● **Problem description**:
Give the listing again exactly, omitting its images.

● **Data provided**:
>>>
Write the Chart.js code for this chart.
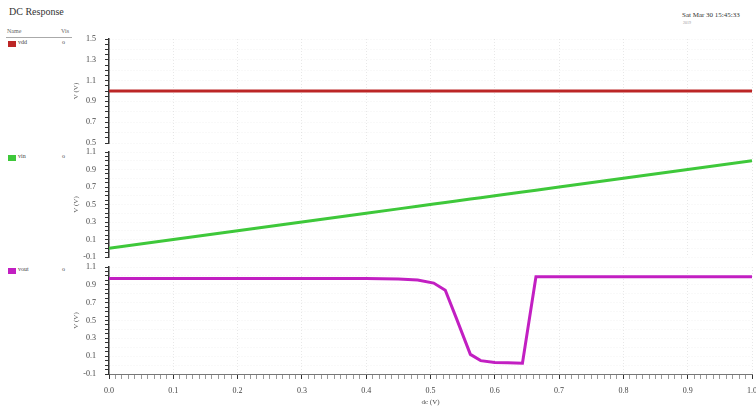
<!DOCTYPE html>
<html>
<head>
<meta charset="utf-8">
<script src="https://cdn.jsdelivr.net/npm/chart.js@4/dist/chart.umd.min.js"></script>
<style>
  body { margin: 0; background: #fff; }
  #wrap { position: relative; width: 756px; height: 406px; overflow: hidden; font-family: 'Liberation Serif', serif; color: #444; }
  #wrap canvas { position: absolute; left: 0; }
  .txt { position: absolute; white-space: nowrap; }
  .sw { position: absolute; width: 8px; height: 6px; }
</style>
</head>
<body>
<div id="wrap">
  <div class="txt" style="left:9px; top:6px; font-size:10px; color:#333;">DC Response</div>
  <div class="txt" style="left:682px; top:11px; font-size:7px; color:#333;">Sat Mar 30 15:45:33</div>
  <div class="txt" style="left:683px; top:20px; font-size:4px; color:#999;">2019</div>

  <div class="txt" style="left:7px; top:28px; font-size:6px; color:#666;">Name</div>
  <div class="txt" style="left:61px; top:28px; font-size:6px; color:#666;">Vis</div>
  <div style="position:absolute; left:6px; top:37px; width:66px; height:1px; background:#aaa;"></div>

  <div class="sw" style="left:8px; top:41px; background:#bc2626;"></div>
  <div class="txt" style="left:18px; top:39px; font-size:6px;">vdd</div>
  <div class="txt" style="left:62px; top:39px; font-size:6px;">o</div>

  <div class="sw" style="left:8px; top:155px; background:#3ec83a;"></div>
  <div class="txt" style="left:18px; top:153px; font-size:6px;">vin</div>
  <div class="txt" style="left:62px; top:153px; font-size:6px;">o</div>

  <div class="sw" style="left:8px; top:268px; background:#c21fc2;"></div>
  <div class="txt" style="left:18px; top:266px; font-size:6px;">vout</div>
  <div class="txt" style="left:62px; top:266px; font-size:6px;">o</div>

  <canvas id="c1" width="756" height="157" style="top:0px"></canvas>
  <canvas id="c2" width="756" height="133" style="top:138px"></canvas>
  <canvas id="c3" width="756" height="153" style="top:253px"></canvas>
</div>

<script>
// Sweep-Werte (x) und die drei Signale
const dcSweep = [0, 0.1, 0.2, 0.3, 0.4, 0.45, 0.48, 0.505, 0.523, 0.54, 0.562, 0.578, 0.6, 0.62, 0.643, 0.664, 0.7, 0.8, 0.9, 1.0];
const vddValues = [1.0, 1.0, 1.0, 1.0, 1.0, 1.0, 1.0, 1.0, 1.0, 1.0, 1.0, 1.0, 1.0, 1.0, 1.0, 1.0, 1.0, 1.0, 1.0, 1.0];
const vinValues = [0.0, 0.1, 0.2, 0.3, 0.4, 0.45, 0.48, 0.505, 0.523, 0.54, 0.562, 0.578, 0.6, 0.62, 0.643, 0.664, 0.7, 0.8, 0.9, 1.0];
const voutValues = [0.97, 0.97, 0.97, 0.97, 0.97, 0.965, 0.955, 0.92, 0.84, 0.53, 0.12, 0.05, 0.03, 0.025, 0.02, 0.99, 0.99, 0.99, 0.99, 0.99];

// Achsenbeschriftungen
const xTickLabels = [0.0, 0.1, 0.2, 0.3, 0.4, 0.5, 0.6, 0.7, 0.8, 0.9, 1.0];
const vddTicks = [0.5, 0.7, 0.9, 1.1, 1.3, 1.5];
const vinTicks = [-0.1, 0.1, 0.3, 0.5, 0.7, 0.9, 1.1];
const voutTicks = [-0.1, 0.1, 0.3, 0.5, 0.7, 0.9, 1.1];

const tickFont = { family: 'Liberation Serif', size: 8 };

// Haupt-Ticks plus Zwischenstriche
function withMinor(majors, parts) {
    const out = [];
    for (let i = 0; i < majors.length; i++) {
        out.push({ value: majors[i], major: true });
        if (i < majors.length - 1) {
            const step = (majors[i + 1] - majors[i]) / parts;
            for (let k = 1; k < parts; k++) out.push({ value: +(majors[i] + k * step).toFixed(4), major: false });
        }
    }
    return out;
}

function isMajor(list, v) {
    return list.some(m => Math.abs(m - v) < 1e-6);
}

function points(ys) {
    return dcSweep.map((x, i) => ({ x: x, y: ys[i] }));
}

function createPanel(canvasId, values, color, yTicks, pad, showX) {
    const ctx = document.getElementById(canvasId).getContext('2d');
    new Chart(ctx, {
        type: 'line',
        data: {
            datasets: [{
                data: points(values),
                borderColor: color,
                borderWidth: 3,
                pointRadius: 0,
                tension: 0,
                fill: false
            }]
        },
        options: {
            responsive: false,
            animation: false,
            layout: { padding: { left: 70, right: 4, top: pad.top, bottom: pad.bottom } },
            plugins: { legend: { display: false }, tooltip: { enabled: false } },
            scales: {
                x: {
                    type: 'linear',
                    min: 0,
                    max: 1,
                    afterBuildTicks: s => { s.ticks = withMinor(xTickLabels, 10); },
                    afterFit: s => {
                        s.height = showX ? 32 : 0;
                        // Beschriftung am rechten Rand darf überstehen
                        s.paddingRight = 0;
                        s.paddingLeft = 0;
                    },
                    border: { display: showX, color: '#777', width: 1, dash: [1, 2] },
                    grid: {
                        drawTicks: showX,
                        tickLength: 5,
                        tickColor: c => (c.tick && c.tick.major) ? '#333' : '#999',
                        color: c => (c.tick && c.tick.major) ? 'rgba(0,0,0,0.09)' : 'rgba(0,0,0,0)'
                    },
                    ticks: {
                        display: showX,
                        autoSkip: false,
                        maxRotation: 0,
                        padding: 7,
                        color: '#444',
                        font: tickFont,
                        callback: v => isMajor(xTickLabels, v) ? v.toFixed(1) : ''
                    },
                    title: {
                        display: showX,
                        text: 'dc (V)',
                        color: '#444',
                        font: { family: 'Liberation Serif', size: 7 },
                        padding: { top: 0, bottom: 0 }
                    }
                },
                y: {
                    min: yTicks[0],
                    max: yTicks[yTicks.length - 1],
                    afterBuildTicks: s => { s.ticks = withMinor(yTicks, 4); },
                    afterFit: s => { s.width = 39; },
                    border: { display: true, color: '#333', width: 1.5, dash: [1, 2] },
                    grid: {
                        tickLength: 4,
                        tickColor: '#333',
                        color: c => (c.index % 2 === 0) ? 'rgba(0,0,0,0.05)' : 'rgba(0,0,0,0)'
                    },
                    ticks: {
                        autoSkip: false,
                        padding: 9,
                        color: '#444',
                        font: tickFont,
                        callback: v => isMajor(yTicks, v) ? v.toFixed(1) : ''
                    },
                    title: {
                        display: true,
                        text: 'V (V)',
                        color: '#555',
                        font: { family: 'Liberation Serif', size: 7 },
                        padding: { top: 2, bottom: 2 }
                    }
                }
            }
        }
    });
}

createPanel('c1', vddValues, '#bc2626', vddTicks, { top: 39, bottom: 14 }, false);
createPanel('c2', vinValues, '#3ec83a', vinTicks, { top: 14, bottom: 14 }, false);
createPanel('c3', voutValues, '#c21fc2', voutTicks, { top: 14, bottom: 0 }, true);
</script>
</body>
</html>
<<<
● **Task response**:
Write the Chart.js code for this chart.
<!DOCTYPE html>
<html>
<head>
<meta charset="utf-8">
<script src="https://cdn.jsdelivr.net/npm/chart.js@4/dist/chart.umd.min.js"></script>
<style>
  body { margin: 0; background: #fff; }
  #wrap { position: relative; width: 756px; height: 406px; overflow: hidden; font-family: 'Liberation Serif', serif; color: #444; }
  #wrap canvas { position: absolute; left: 0; }
  .txt { position: absolute; white-space: nowrap; }
  .sw { position: absolute; width: 8px; height: 6px; }
</style>
</head>
<body>
<div id="wrap">
  <div class="txt" style="left:9px; top:6px; font-size:10px; color:#333;">DC Response</div>
  <div class="txt" style="left:682px; top:11px; font-size:7px; color:#333;">Sat Mar 30 15:45:33</div>
  <div class="txt" style="left:683px; top:20px; font-size:4px; color:#999;">2019</div>

  <div class="txt" style="left:7px; top:28px; font-size:6px; color:#666;">Name</div>
  <div class="txt" style="left:61px; top:28px; font-size:6px; color:#666;">Vis</div>
  <div style="position:absolute; left:6px; top:37px; width:66px; height:1px; background:#aaa;"></div>

  <div class="sw" style="left:8px; top:41px; background:#bc2626;"></div>
  <div class="txt" style="left:18px; top:39px; font-size:6px;">vdd</div>
  <div class="txt" style="left:62px; top:39px; font-size:6px;">o</div>

  <div class="sw" style="left:8px; top:155px; background:#3ec83a;"></div>
  <div class="txt" style="left:18px; top:153px; font-size:6px;">vin</div>
  <div class="txt" style="left:62px; top:153px; font-size:6px;">o</div>

  <div class="sw" style="left:8px; top:268px; background:#c21fc2;"></div>
  <div class="txt" style="left:18px; top:266px; font-size:6px;">vout</div>
  <div class="txt" style="left:62px; top:266px; font-size:6px;">o</div>

  <canvas id="c1" width="756" height="157" style="top:0px"></canvas>
  <canvas id="c2" width="756" height="133" style="top:138px"></canvas>
  <canvas id="c3" width="756" height="153" style="top:253px"></canvas>
</div>

<script>
// Sweep-Werte (x) und die drei Signale
const dcSweep = [0, 0.1, 0.2, 0.3, 0.4, 0.45, 0.48, 0.505, 0.523, 0.54, 0.562, 0.578, 0.6, 0.62, 0.643, 0.664, 0.7, 0.8, 0.9, 1.0];
const vddValues = [1.0, 1.0, 1.0, 1.0, 1.0, 1.0, 1.0, 1.0, 1.0, 1.0, 1.0, 1.0, 1.0, 1.0, 1.0, 1.0, 1.0, 1.0, 1.0, 1.0];
const vinValues = [0.0, 0.1, 0.2, 0.3, 0.4, 0.45, 0.48, 0.505, 0.523, 0.54, 0.562, 0.578, 0.6, 0.62, 0.643, 0.664, 0.7, 0.8, 0.9, 1.0];
const voutValues = [0.97, 0.97, 0.97, 0.97, 0.97, 0.965, 0.955, 0.92, 0.84, 0.53, 0.12, 0.05, 0.03, 0.025, 0.02, 0.99, 0.99, 0.99, 0.99, 0.99];

// Achsenbeschriftungen
const xTickLabels = [0.0, 0.1, 0.2, 0.3, 0.4, 0.5, 0.6, 0.7, 0.8, 0.9, 1.0];
const vddTicks = [0.5, 0.7, 0.9, 1.1, 1.3, 1.5];
const vinTicks = [-0.1, 0.1, 0.3, 0.5, 0.7, 0.9, 1.1];
const voutTicks = [-0.1, 0.1, 0.3, 0.5, 0.7, 0.9, 1.1];

const tickFont = { family: 'Liberation Serif', size: 8 };

// Haupt-Ticks plus Zwischenstriche
function withMinor(majors, parts) {
    const out = [];
    for (let i = 0; i < majors.length; i++) {
        out.push({ value: majors[i], major: true });
        if (i < majors.length - 1) {
            const step = (majors[i + 1] - majors[i]) / parts;
            for (let k = 1; k < parts; k++) out.push({ value: +(majors[i] + k * step).toFixed(4), major: false });
        }
    }
    return out;
}

function isMajor(list, v) {
    return list.some(m => Math.abs(m - v) < 1e-6);
}

function points(ys) {
    return dcSweep.map((x, i) => ({ x: x, y: ys[i] }));
}

function createPanel(canvasId, values, color, yTicks, pad, showX) {
    const ctx = document.getElementById(canvasId).getContext('2d');
    new Chart(ctx, {
        type: 'line',
        data: {
            datasets: [{
                data: points(values),
                borderColor: color,
                borderWidth: 3,
                pointRadius: 0,
                tension: 0,
                fill: false
            }]
        },
        options: {
            responsive: false,
            animation: false,
            layout: { padding: { left: 70, right: 4, top: pad.top, bottom: pad.bottom } },
            plugins: { legend: { display: false }, tooltip: { enabled: false } },
            scales: {
                x: {
                    type: 'linear',
                    min: 0,
                    max: 1,
                    afterBuildTicks: s => { s.ticks = withMinor(xTickLabels, 10); },
                    afterFit: s => {
                        s.height = showX ? 32 : 0;
                        // Beschriftung am rechten Rand darf überstehen
                        s.paddingRight = 0;
                        s.paddingLeft = 0;
                    },
                    border: { display: showX, color: '#777', width: 1, dash: [1, 2] },
                    grid: {
                        drawTicks: showX,
                        tickLength: 5,
                        tickColor: c => (c.tick && c.tick.major) ? '#333' : '#999',
                        color: c => (c.tick && c.tick.major) ? 'rgba(0,0,0,0.09)' : 'rgba(0,0,0,0)'
                    },
                    ticks: {
                        display: showX,
                        autoSkip: false,
                        maxRotation: 0,
                        padding: 7,
                        color: '#444',
                        font: tickFont,
                        callback: v => isMajor(xTickLabels, v) ? v.toFixed(1) : ''
                    },
                    title: {
                        display: showX,
                        text: 'dc (V)',
                        color: '#444',
                        font: { family: 'Liberation Serif', size: 7 },
                        padding: { top: 0, bottom: 0 }
                    }
                },
                y: {
                    min: yTicks[0],
                    max: yTicks[yTicks.length - 1],
                    afterBuildTicks: s => { s.ticks = withMinor(yTicks, 4); },
                    afterFit: s => { s.width = 39; },
                    border: { display: true, color: '#333', width: 1.5, dash: [1, 2] },
                    grid: {
                        tickLength: 4,
                        tickColor: '#333',
                        color: c => (c.index % 2 === 0) ? 'rgba(0,0,0,0.05)' : 'rgba(0,0,0,0)'
                    },
                    ticks: {
                        autoSkip: false,
                        padding: 9,
                        color: '#444',
                        font: tickFont,
                        callback: v => isMajor(yTicks, v) ? v.toFixed(1) : ''
                    },
                    title: {
                        display: true,
                        text: 'V (V)',
                        color: '#555',
                        font: { family: 'Liberation Serif', size: 7 },
                        padding: { top: 2, bottom: 2 }
                    }
                }
            }
        }
    });
}

createPanel('c1', vddValues, '#bc2626', vddTicks, { top: 39, bottom: 14 }, false);
createPanel('c2', vinValues, '#3ec83a', vinTicks, { top: 14, bottom: 14 }, false);
createPanel('c3', voutValues, '#c21fc2', voutTicks, { top: 14, bottom: 0 }, true);
</script>
</body>
</html>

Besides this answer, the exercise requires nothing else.